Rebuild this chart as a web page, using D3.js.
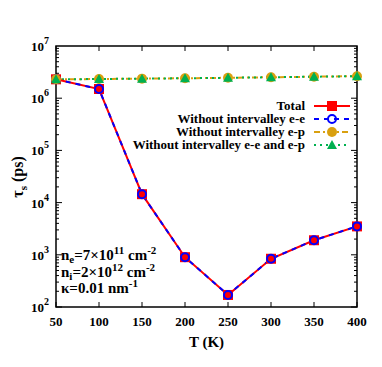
<!DOCTYPE html>
<html><head><meta charset="utf-8">
<script src="https://cdn.jsdelivr.net/npm/d3@7"></script>
<style>body{margin:0;background:#fff}svg{display:block}text{font-family:"Liberation Serif","Times New Roman",serif;font-weight:bold}</style>
</head><body>
<script>
const temps = [50,100,150,200,250,300,350,400];
const total = [2.3e6,1.5e6,1.45e4,900,170,840,1.9e3,3.5e3];
const noEE = [2.3e6,1.5e6,1.45e4,900,170,840,1.9e3,3.5e3];
const noEP = [2.3e6,2.33e6,2.37e6,2.41e6,2.46e6,2.52e6,2.58e6,2.64e6];
const noEEEP = [2.3e6,2.33e6,2.37e6,2.41e6,2.46e6,2.52e6,2.58e6,2.64e6];
const xTicks = [50,100,150,200,250,300,350,400];
const yExps = [2,3,4,5,6,7];
const seriesNames = ["Total","Without intervalley e-e","Without intervalley e-p","Without intervalley e-e and e-p"];

const W=382,H=367;
const L=56,R=357,T=46,B=307;
const svg=d3.select("body").append("svg").attr("width",W).attr("height",H);
const x=d3.scaleLinear().domain([50,400]).range([L,R]);
const y=d3.scaleLog().domain([1e2,1e7]).range([B,T]);

svg.append("rect").attr("x",L).attr("y",T).attr("width",R-L).attr("height",B-T).attr("fill","none").attr("stroke","#000").attr("stroke-width",1.5);

const g=svg.append("g").attr("stroke","#000").attr("stroke-width",1);
xTicks.forEach(t=>{
  g.append("line").attr("x1",x(t)).attr("x2",x(t)).attr("y1",B).attr("y2",B-5);
  g.append("line").attr("x1",x(t)).attr("x2",x(t)).attr("y1",T).attr("y2",T+5);
});
for(let e=2;e<7;e++){
  for(let m=1;m<10;m++){
    const v=m*Math.pow(10,e); const len=m===1?6:3;
    g.append("line").attr("x1",L).attr("x2",L+len).attr("y1",y(v)).attr("y2",y(v));
    g.append("line").attr("x1",R).attr("x2",R-len).attr("y1",y(v)).attr("y2",y(v));
  }
}
xTicks.forEach(t=>{
  svg.append("text").attr("x",x(t)).attr("y",326).attr("text-anchor","middle").attr("font-size",13).text(t);
});
yExps.forEach(e=>{
  const t=svg.append("text").attr("x",49).attr("y",y(Math.pow(10,e))+5).attr("text-anchor","end").attr("font-size",13);
  t.append("tspan").text("10");
  t.append("tspan").attr("dy",-7).attr("font-size",10).text(e);
});
svg.append("text").attr("x",(L+R)/2).attr("y",347).attr("text-anchor","middle").attr("font-size",15).text("T (K)");
const yl=svg.append("text").attr("transform","translate(23,177) rotate(-90)").attr("text-anchor","middle").attr("font-size",16);
yl.append("tspan").text("τ");
yl.append("tspan").attr("dy",4).attr("font-size",11).text("s");
yl.append("tspan").attr("dy",-4).text(" (ps)");

const line=d3.line().x((d,i)=>x(temps[i])).y(d=>y(d));
const red="#ff0000",blue="#0000ff",gold="#d9a010",green="#00b050";

svg.append("path").datum(noEP).attr("d",line).attr("fill","none").attr("stroke",gold).attr("stroke-width",2).attr("stroke-dasharray","6,3,2,3");
svg.append("path").datum(noEEEP).attr("d",line).attr("fill","none").attr("stroke",green).attr("stroke-width",2).attr("stroke-dasharray","2,4");
svg.append("path").datum(total).attr("d",line).attr("fill","none").attr("stroke",red).attr("stroke-width",2);
svg.append("path").datum(noEE).attr("d",line).attr("fill","none").attr("stroke",blue).attr("stroke-width",2).attr("stroke-dasharray","5,5");

function sq(g,cx,cy){g.append("rect").attr("x",cx-5).attr("y",cy-5).attr("width",10).attr("height",10).attr("fill",red);}
function circO(g,cx,cy){g.append("circle").attr("cx",cx).attr("cy",cy).attr("r",4).attr("fill","none").attr("stroke",blue).attr("stroke-width",2);}
function circF(g,cx,cy){g.append("circle").attr("cx",cx).attr("cy",cy).attr("r",5).attr("fill",gold);}
function tri(g,cx,cy){g.append("path").attr("d",`M${cx},${cy-5}L${cx+5},${cy+4}L${cx-5},${cy+4}Z`).attr("fill",green);}

const mg=svg.append("g");
temps.forEach((t,i)=>sq(mg,x(t),y(total[i])));
temps.forEach((t,i)=>circO(mg,x(t),y(noEE[i])));
temps.forEach((t,i)=>circF(mg,x(t),y(noEP[i])));
temps.forEach((t,i)=>tri(mg,x(t),y(noEEEP[i])));

const lx1=314,lx2=350,lxm=332;
const ly=[106,119,132,145];
const styles=[
  {c:red,d:null,m:sq},
  {c:blue,d:"5,5",m:circO},
  {c:gold,d:"6,3,2,3",m:circF},
  {c:green,d:"2,4",m:tri}];
seriesNames.forEach((n,i)=>{
  svg.append("text").attr("x",305).attr("y",ly[i]+4).attr("text-anchor","end").attr("font-size",13).text(n);
  const l=svg.append("line").attr("x1",lx1).attr("x2",lx2).attr("y1",ly[i]).attr("y2",ly[i]).attr("stroke",styles[i].c).attr("stroke-width",2);
  if(styles[i].d) l.attr("stroke-dasharray",styles[i].d);
  styles[i].m(svg,lxm,ly[i]);
});

function ann(yy,parts){
  const t=svg.append("text").attr("x",61).attr("y",yy).attr("font-size",15);
  parts.forEach(p=>{const s=t.append("tspan").text(p[0]); if(p[1]) s.attr("dy",p[1]); if(p[2]) s.attr("font-size",p[2]);});
}
ann(260,[["n"],["e",3,11],["=7×10",-3],["11",-6,11],[" cm",6],["-2",-6,11]]);
ann(277,[["n"],["i",3,11],["=2×10",-3],["12",-6,11],[" cm",6],["-2",-6,11]]);
ann(293,[["κ=0.01 nm"],["-1",-6,11]]);
</script>
</body></html>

**Task to carry out:** Make an exact reproduction of the listing above, without any pictures.

**Written answer:**
Rebuild this chart as a web page, using D3.js.
<!DOCTYPE html>
<html><head><meta charset="utf-8">
<script src="https://cdn.jsdelivr.net/npm/d3@7"></script>
<style>body{margin:0;background:#fff}svg{display:block}text{font-family:"Liberation Serif","Times New Roman",serif;font-weight:bold}</style>
</head><body>
<script>
const temps = [50,100,150,200,250,300,350,400];
const total = [2.3e6,1.5e6,1.45e4,900,170,840,1.9e3,3.5e3];
const noEE = [2.3e6,1.5e6,1.45e4,900,170,840,1.9e3,3.5e3];
const noEP = [2.3e6,2.33e6,2.37e6,2.41e6,2.46e6,2.52e6,2.58e6,2.64e6];
const noEEEP = [2.3e6,2.33e6,2.37e6,2.41e6,2.46e6,2.52e6,2.58e6,2.64e6];
const xTicks = [50,100,150,200,250,300,350,400];
const yExps = [2,3,4,5,6,7];
const seriesNames = ["Total","Without intervalley e-e","Without intervalley e-p","Without intervalley e-e and e-p"];

const W=382,H=367;
const L=56,R=357,T=46,B=307;
const svg=d3.select("body").append("svg").attr("width",W).attr("height",H);
const x=d3.scaleLinear().domain([50,400]).range([L,R]);
const y=d3.scaleLog().domain([1e2,1e7]).range([B,T]);

svg.append("rect").attr("x",L).attr("y",T).attr("width",R-L).attr("height",B-T).attr("fill","none").attr("stroke","#000").attr("stroke-width",1.5);

const g=svg.append("g").attr("stroke","#000").attr("stroke-width",1);
xTicks.forEach(t=>{
  g.append("line").attr("x1",x(t)).attr("x2",x(t)).attr("y1",B).attr("y2",B-5);
  g.append("line").attr("x1",x(t)).attr("x2",x(t)).attr("y1",T).attr("y2",T+5);
});
for(let e=2;e<7;e++){
  for(let m=1;m<10;m++){
    const v=m*Math.pow(10,e); const len=m===1?6:3;
    g.append("line").attr("x1",L).attr("x2",L+len).attr("y1",y(v)).attr("y2",y(v));
    g.append("line").attr("x1",R).attr("x2",R-len).attr("y1",y(v)).attr("y2",y(v));
  }
}
xTicks.forEach(t=>{
  svg.append("text").attr("x",x(t)).attr("y",326).attr("text-anchor","middle").attr("font-size",13).text(t);
});
yExps.forEach(e=>{
  const t=svg.append("text").attr("x",49).attr("y",y(Math.pow(10,e))+5).attr("text-anchor","end").attr("font-size",13);
  t.append("tspan").text("10");
  t.append("tspan").attr("dy",-7).attr("font-size",10).text(e);
});
svg.append("text").attr("x",(L+R)/2).attr("y",347).attr("text-anchor","middle").attr("font-size",15).text("T (K)");
const yl=svg.append("text").attr("transform","translate(23,177) rotate(-90)").attr("text-anchor","middle").attr("font-size",16);
yl.append("tspan").text("τ");
yl.append("tspan").attr("dy",4).attr("font-size",11).text("s");
yl.append("tspan").attr("dy",-4).text(" (ps)");

const line=d3.line().x((d,i)=>x(temps[i])).y(d=>y(d));
const red="#ff0000",blue="#0000ff",gold="#d9a010",green="#00b050";

svg.append("path").datum(noEP).attr("d",line).attr("fill","none").attr("stroke",gold).attr("stroke-width",2).attr("stroke-dasharray","6,3,2,3");
svg.append("path").datum(noEEEP).attr("d",line).attr("fill","none").attr("stroke",green).attr("stroke-width",2).attr("stroke-dasharray","2,4");
svg.append("path").datum(total).attr("d",line).attr("fill","none").attr("stroke",red).attr("stroke-width",2);
svg.append("path").datum(noEE).attr("d",line).attr("fill","none").attr("stroke",blue).attr("stroke-width",2).attr("stroke-dasharray","5,5");

function sq(g,cx,cy){g.append("rect").attr("x",cx-5).attr("y",cy-5).attr("width",10).attr("height",10).attr("fill",red);}
function circO(g,cx,cy){g.append("circle").attr("cx",cx).attr("cy",cy).attr("r",4).attr("fill","none").attr("stroke",blue).attr("stroke-width",2);}
function circF(g,cx,cy){g.append("circle").attr("cx",cx).attr("cy",cy).attr("r",5).attr("fill",gold);}
function tri(g,cx,cy){g.append("path").attr("d",`M${cx},${cy-5}L${cx+5},${cy+4}L${cx-5},${cy+4}Z`).attr("fill",green);}

const mg=svg.append("g");
temps.forEach((t,i)=>sq(mg,x(t),y(total[i])));
temps.forEach((t,i)=>circO(mg,x(t),y(noEE[i])));
temps.forEach((t,i)=>circF(mg,x(t),y(noEP[i])));
temps.forEach((t,i)=>tri(mg,x(t),y(noEEEP[i])));

const lx1=314,lx2=350,lxm=332;
const ly=[106,119,132,145];
const styles=[
  {c:red,d:null,m:sq},
  {c:blue,d:"5,5",m:circO},
  {c:gold,d:"6,3,2,3",m:circF},
  {c:green,d:"2,4",m:tri}];
seriesNames.forEach((n,i)=>{
  svg.append("text").attr("x",305).attr("y",ly[i]+4).attr("text-anchor","end").attr("font-size",13).text(n);
  const l=svg.append("line").attr("x1",lx1).attr("x2",lx2).attr("y1",ly[i]).attr("y2",ly[i]).attr("stroke",styles[i].c).attr("stroke-width",2);
  if(styles[i].d) l.attr("stroke-dasharray",styles[i].d);
  styles[i].m(svg,lxm,ly[i]);
});

function ann(yy,parts){
  const t=svg.append("text").attr("x",61).attr("y",yy).attr("font-size",15);
  parts.forEach(p=>{const s=t.append("tspan").text(p[0]); if(p[1]) s.attr("dy",p[1]); if(p[2]) s.attr("font-size",p[2]);});
}
ann(260,[["n"],["e",3,11],["=7×10",-3],["11",-6,11],[" cm",6],["-2",-6,11]]);
ann(277,[["n"],["i",3,11],["=2×10",-3],["12",-6,11],[" cm",6],["-2",-6,11]]);
ann(293,[["κ=0.01 nm"],["-1",-6,11]]);
</script>
</body></html>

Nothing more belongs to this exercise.